Reproduce all the material exactly, minus any pictures it holds.

---------- Task data

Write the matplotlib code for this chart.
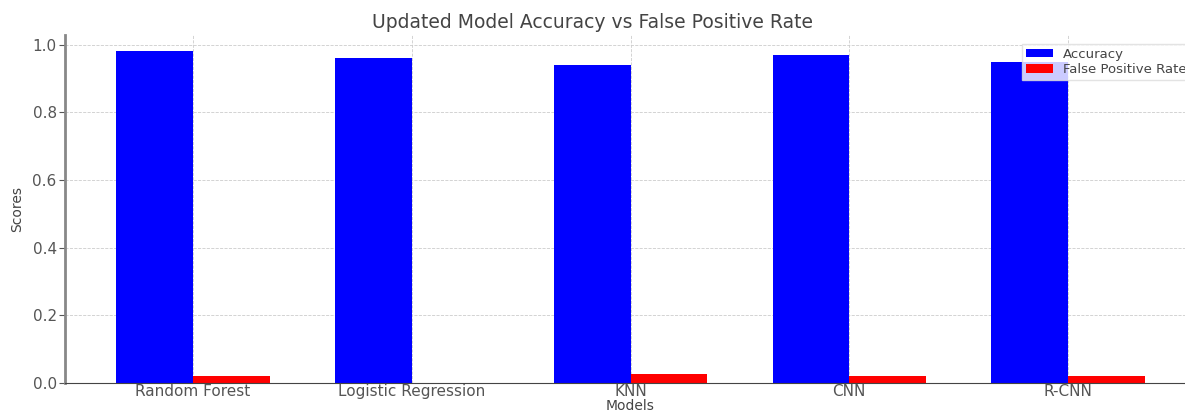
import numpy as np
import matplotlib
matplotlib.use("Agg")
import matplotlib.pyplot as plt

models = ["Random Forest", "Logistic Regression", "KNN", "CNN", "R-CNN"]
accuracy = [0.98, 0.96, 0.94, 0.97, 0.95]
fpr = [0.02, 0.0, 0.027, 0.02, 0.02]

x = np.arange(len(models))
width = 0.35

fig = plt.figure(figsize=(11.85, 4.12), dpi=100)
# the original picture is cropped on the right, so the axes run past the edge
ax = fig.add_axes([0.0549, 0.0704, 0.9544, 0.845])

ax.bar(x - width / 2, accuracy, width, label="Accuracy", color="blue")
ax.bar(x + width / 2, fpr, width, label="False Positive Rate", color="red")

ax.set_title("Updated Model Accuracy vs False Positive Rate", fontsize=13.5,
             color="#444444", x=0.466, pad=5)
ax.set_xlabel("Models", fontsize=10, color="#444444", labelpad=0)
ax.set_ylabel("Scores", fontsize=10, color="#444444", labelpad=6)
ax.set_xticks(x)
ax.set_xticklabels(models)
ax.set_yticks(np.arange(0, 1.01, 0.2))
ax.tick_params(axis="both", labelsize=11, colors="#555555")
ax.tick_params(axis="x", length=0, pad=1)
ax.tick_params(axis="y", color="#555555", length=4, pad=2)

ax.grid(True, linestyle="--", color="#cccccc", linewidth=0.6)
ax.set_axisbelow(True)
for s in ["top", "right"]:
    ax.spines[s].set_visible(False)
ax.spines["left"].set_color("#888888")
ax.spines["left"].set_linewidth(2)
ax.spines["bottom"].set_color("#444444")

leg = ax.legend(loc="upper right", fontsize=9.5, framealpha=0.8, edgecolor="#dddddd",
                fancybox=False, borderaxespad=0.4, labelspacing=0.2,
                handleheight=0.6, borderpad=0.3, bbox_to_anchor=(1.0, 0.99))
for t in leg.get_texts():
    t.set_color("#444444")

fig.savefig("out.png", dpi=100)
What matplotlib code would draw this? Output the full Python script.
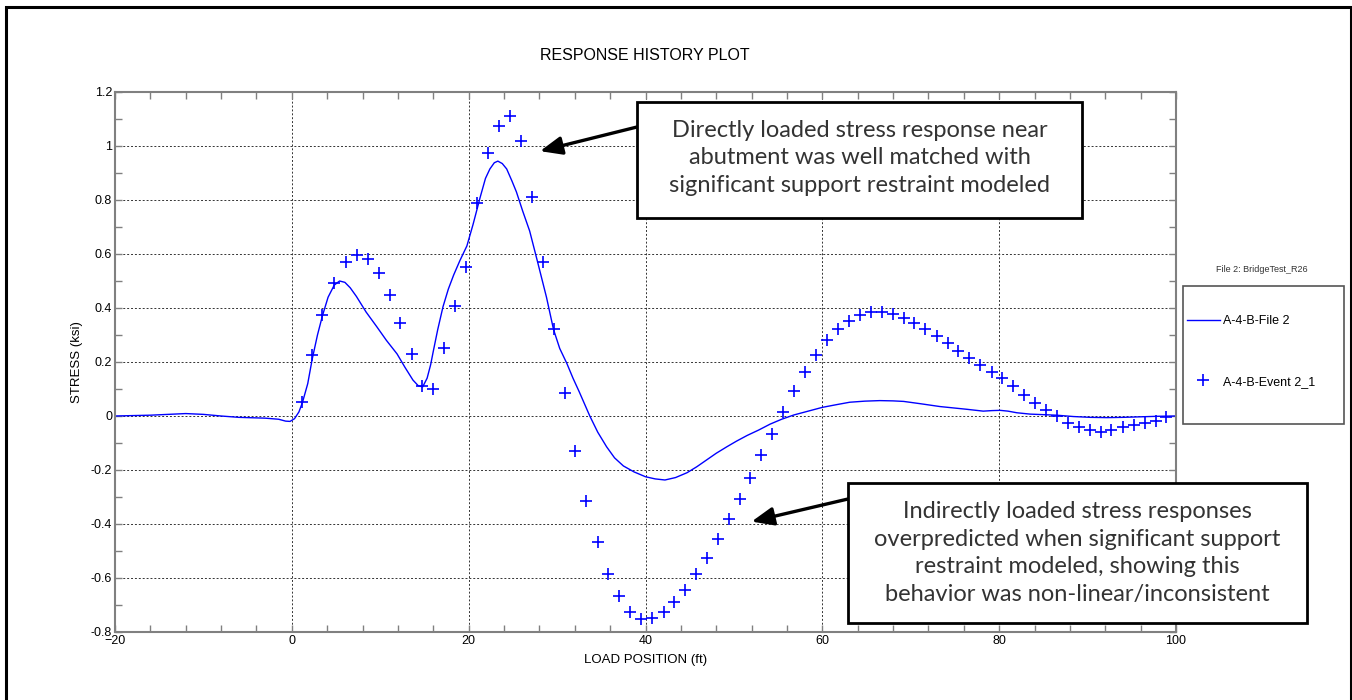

--------------------

» Written response:
Write the matplotlib code for this chart.
import numpy as np
import matplotlib
matplotlib.use("Agg")
import matplotlib.pyplot as plt

models = ["Random Forest", "Logistic Regression", "KNN", "CNN", "R-CNN"]
accuracy = [0.98, 0.96, 0.94, 0.97, 0.95]
fpr = [0.02, 0.0, 0.027, 0.02, 0.02]

x = np.arange(len(models))
width = 0.35

fig = plt.figure(figsize=(11.85, 4.12), dpi=100)
# the original picture is cropped on the right, so the axes run past the edge
ax = fig.add_axes([0.0549, 0.0704, 0.9544, 0.845])

ax.bar(x - width / 2, accuracy, width, label="Accuracy", color="blue")
ax.bar(x + width / 2, fpr, width, label="False Positive Rate", color="red")

ax.set_title("Updated Model Accuracy vs False Positive Rate", fontsize=13.5,
             color="#444444", x=0.466, pad=5)
ax.set_xlabel("Models", fontsize=10, color="#444444", labelpad=0)
ax.set_ylabel("Scores", fontsize=10, color="#444444", labelpad=6)
ax.set_xticks(x)
ax.set_xticklabels(models)
ax.set_yticks(np.arange(0, 1.01, 0.2))
ax.tick_params(axis="both", labelsize=11, colors="#555555")
ax.tick_params(axis="x", length=0, pad=1)
ax.tick_params(axis="y", color="#555555", length=4, pad=2)

ax.grid(True, linestyle="--", color="#cccccc", linewidth=0.6)
ax.set_axisbelow(True)
for s in ["top", "right"]:
    ax.spines[s].set_visible(False)
ax.spines["left"].set_color("#888888")
ax.spines["left"].set_linewidth(2)
ax.spines["bottom"].set_color("#444444")

leg = ax.legend(loc="upper right", fontsize=9.5, framealpha=0.8, edgecolor="#dddddd",
                fancybox=False, borderaxespad=0.4, labelspacing=0.2,
                handleheight=0.6, borderpad=0.3, bbox_to_anchor=(1.0, 0.99))
for t in leg.get_texts():
    t.set_color("#444444")

fig.savefig("out.png", dpi=100)
What matplotlib code would draw this? Output the full Python script.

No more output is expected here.